Will ETC's computing power flee if mining incentives are reduced? If ETH2.0 is released, it is expected that the original ETH miners will directly switch to ETC mining, and its computing power will also increase significantly. Can ETC take over this computing power?

Alina said,

“As can be seen from the figure below, ETC has indeed obtained the support of multiple computing powers to ensure a smooth transition in the production reduction process. Therefore, the current income of miners from mining ETC has decreased, but they have not given up supporting the future development of ETC. I believe that ETC may still be the chosen one to take over the computing power after ETH switches to PoS as the public institutions believe.”

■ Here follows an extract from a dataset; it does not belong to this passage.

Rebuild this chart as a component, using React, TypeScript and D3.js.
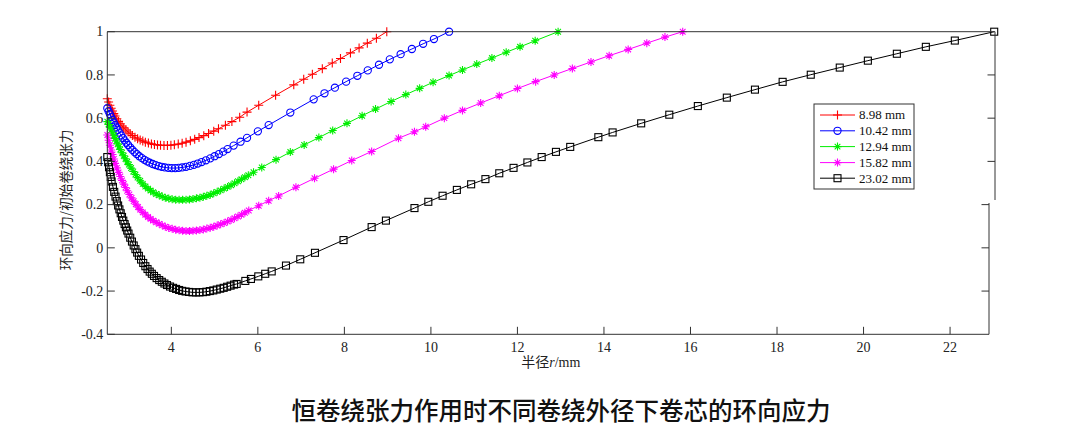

Xu Kang expressed the same view. He believes that after the ETC production reduction, there will be a small amount of computing power fleeing, but it will not have a big impact. Because some miners are more familiar with the ETC ecosystem and have a certain belief in it, they are more willing to make arrangements in advance, rather than waiting for ETH2.0 to switch to PoS before making a choice.

“It mainly depends on the mining input-output table given to miners by major mining pools. At present, the input-output of ETC and ETH are comparable. Miners will consider switching computing power based on their own benefits and technical feasibility.”

Basic Introduction

The emergence of ETC originated in June 2016, when Ethereum's popular project The DAO was hacked. In order to recover investors' losses, Ethereum implemented a hard fork plan at the 1920000th block height on July 20, 2016, and eventually split into two chains: one is the forked chain "Ethereum", and the other is the original chain "Ethereum Classic", and its tokens are ETH and ETC respectively.

In October 2016, Ethereum Classic issued the Declaration of Independence, declaring its independence;

In February 2017, the ETC long-term contributors and volunteer team was renamed the ETCDEV team;

In December 2017, Ethereum Classic proposed a new monetary policy, which reduced block rewards by 20% every 5 million blocks.

In September 2019, ETC implemented the Atlantis hard fork to make it compatible with Ethereum’s Byzantium upgrade;

In January 2020, ETC implemented the Agharta hard fork to make it compatible with Ethereum's Constantinople upgrade;

After March 2020, ETC will undergo a Phoenix hard fork to make it compatible with Ethereum’s Istanbul upgrade.

Although ETC and ETH have many differences, they have many similarities at the technical level. The hard fork upgrades in the past year are all aimed at making ETC and ETH more compatible and interoperable, so as to enrich application scenarios and jointly build an ecosystem.